I’m not sure the likelihood of this happening, but it is a possibility.
Again, the most straightforward way to handle the Exchange failover, is to use SRM and keep your life simple.
Thnx
I guess there are a couple of concerns when using SRM to protect Exchange:
1)RTO as you said – using a DAG would provide faster recovery for mail clients, and
2)database RPO – a DAG would provide a transactionally consistent DB, but SRM (by leveraging vmwtools) can achieve only Crash Consistency for the DBs
I am not an Exchange expert – so I do not really know what the impact is of recovering from a crash consistent DB – are there any special concerns, or is Exchange resilient enough that some transactions may be lost, but it will recover the DB just fine?
Peter
In my case, the DR Site store would be the only store left if there was a disaster, so I don’t see an issue with SRM handling the failovers. What happens if you have a third site that is a DAG member too? I’m not sure, I would think that the third site would need to be activated and mounted first; then the Exchange server that was “SRMed” would then need to become passive and have the DAG replicate the rest of the changes before it was mounted.
I will tell you that it is possible to mount the Exchange database if you accept a certain amount of data loss.
I just wish VMWtools was able to do log management, so that a snapshot would be fully transactionally consistent – that would be really great.
As for a 3rd DAG member – I have no idea, as I said, not being an Exchange dude exactly.

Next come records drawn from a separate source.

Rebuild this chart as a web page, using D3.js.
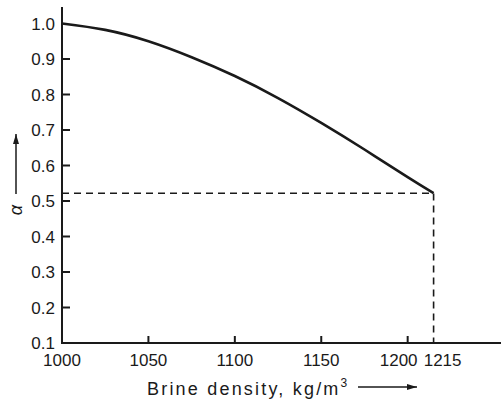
<!DOCTYPE html>
<html lang="en">
<head>
  <meta charset="UTF-8">
  <script src="https://d3js.org/d3.v7.min.js"></script>
  <title>Alpha vs brine density</title>
  <style>
    body { margin: 0; background: #fff; }
    svg text { font-family: 'Liberation Sans', Arial, sans-serif; fill: #1a1a1a; }
  </style>
</head>
<body>
  <svg width="503" height="402"></svg>
  <script>
    // data
    const density = [1000, 1025, 1050, 1075, 1100, 1125, 1150, 1175, 1200, 1215];
    const alpha = [1.0, 0.982, 0.950, 0.905, 0.852, 0.790, 0.720, 0.645, 0.567, 0.522];
    const xTicks = [1000, 1050, 1100, 1150, 1200, 1215];
    const yTicks = [0.1, 0.2, 0.3, 0.4, 0.5, 0.6, 0.7, 0.8, 0.9, 1.0];
    const endDensity = 1215;
    const endAlpha = 0.522;

    const svg = d3.select("svg");
    const x = d3.scaleLinear().domain([1000, 1254]).range([62, 501]);
    const y = d3.scaleLinear().domain([0.1, 1.0]).range([343, 23.5]);
    const ink = "#1a1a1a";

    // axis lines
    svg.append("line")
      .attr("x1", x(1000)).attr("x2", x(1000))
      .attr("y1", y(0.1) + 1).attr("y2", 7)
      .attr("stroke", ink).attr("stroke-width", 2);
    svg.append("line")
      .attr("x1", x(1000) - 1).attr("x2", x(1254))
      .attr("y1", y(0.1)).attr("y2", y(0.1))
      .attr("stroke", ink).attr("stroke-width", 2);

    // y ticks (inside) and labels
    svg.selectAll(".yt").data(yTicks.filter(d => d > 0.1 && d < 1.0)).enter()
      .append("line")
      .attr("x1", x(1000)).attr("x2", x(1000) + 8)
      .attr("y1", d => y(d)).attr("y2", d => y(d))
      .attr("stroke", ink).attr("stroke-width", 2);
    svg.selectAll(".yl").data(yTicks).enter()
      .append("text")
      .attr("x", 55).attr("y", d => y(d) + 6)
      .attr("text-anchor", "end")
      .attr("font-size", 17)
      .text(d => d.toFixed(1));

    // x ticks (inside) and labels
    svg.selectAll(".xt").data(xTicks.filter(d => d > 1000 && d <= 1200)).enter()
      .append("line")
      .attr("x1", d => x(d)).attr("x2", d => x(d))
      .attr("y1", y(0.1)).attr("y2", y(0.1) - 7)
      .attr("stroke", ink).attr("stroke-width", 2);
    const nudge = { 1200: -9, 1215: 9 };
    svg.selectAll(".xl").data(xTicks).enter()
      .append("text")
      .attr("x", d => x(d) + (nudge[d] || 0)).attr("y", 366)
      .attr("text-anchor", "middle")
      .attr("font-size", 17)
      .text(d => d);

    // dashed guide lines
    svg.append("path")
      .attr("d", `M${x(1000)},${y(endAlpha)}H${x(endDensity)}V${y(0.1)}`)
      .attr("fill", "none")
      .attr("stroke", ink).attr("stroke-width", 1.6)
      .attr("stroke-dasharray", "7,5");

    // curve
    const line = d3.line()
      .x((d, i) => x(density[i]))
      .y(d => y(d))
      .curve(d3.curveNatural);
    svg.append("path")
      .attr("d", line(alpha))
      .attr("fill", "none")
      .attr("stroke", ink).attr("stroke-width", 2.6);

    // arrowheads
    const defs = svg.append("defs");
    defs.append("marker")
      .attr("id", "arr").attr("viewBox", "0 0 10 6")
      .attr("refX", 10).attr("refY", 3)
      .attr("markerWidth", 10).attr("markerHeight", 6)
      .attr("markerUnits", "userSpaceOnUse")
      .attr("orient", "auto")
      .append("path").attr("d", "M0,0L10,3L0,6Z").attr("fill", ink);

    // y label
    svg.append("line")
      .attr("x1", 16).attr("x2", 16).attr("y1", 194).attr("y2", 134)
      .attr("stroke", ink).attr("stroke-width", 1.5)
      .attr("marker-end", "url(#arr)");
    svg.append("text")
      .attr("transform", "translate(22,210) rotate(-90)")
      .attr("text-anchor", "middle")
      .attr("font-size", 18)
      .attr("font-style", "italic")
      .text("α");

    // x label
    const xl = svg.append("text")
      .attr("x", 147).attr("y", 395)
      .attr("font-size", 18)
      .attr("letter-spacing", 2.2);
    xl.append("tspan").text("Brine density, kg/m");
    xl.append("tspan").attr("font-size", 12).attr("dy", -8).text("3");
    svg.append("line")
      .attr("x1", 358).attr("x2", 417).attr("y1", 387).attr("y2", 387)
      .attr("stroke", ink).attr("stroke-width", 1.5)
      .attr("marker-end", "url(#arr)");
  </script>
</body>
</html>
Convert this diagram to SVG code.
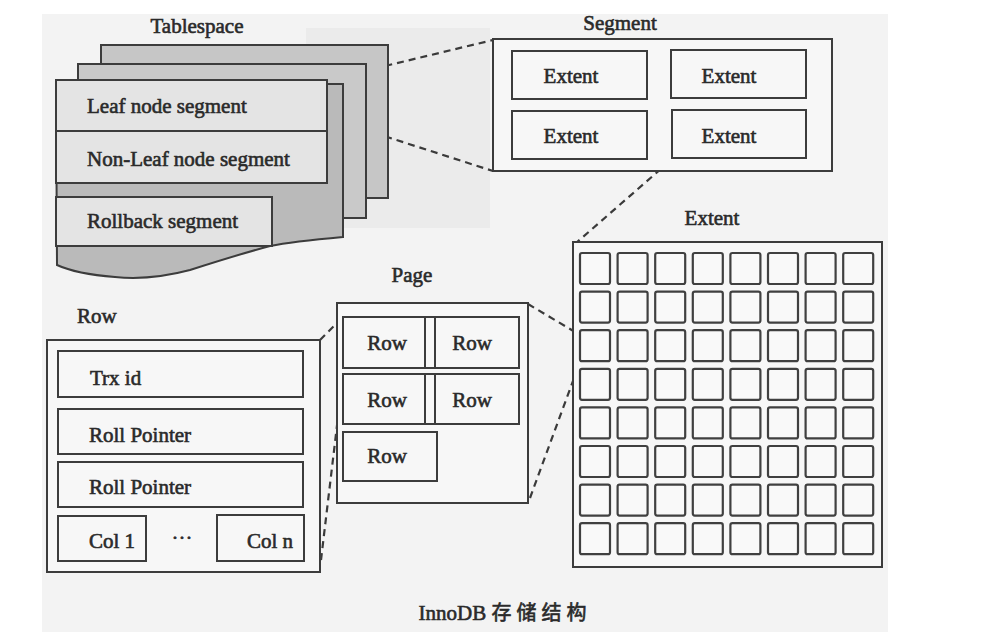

But thank you for sharing your experience on this – I take it you have actually had to mount a “crash consistent” Exchange DB and that it worked fine? I wonder if that has generally been the experience amongst Exchange admins – or, is depending on a “crash consistent” backup just a roll-of-the-dice kind of strategy?
Please join me in requesting that VMware include Exchange and SQL log management in VMWtools, so that we don’t have to guess and hope on this stuff!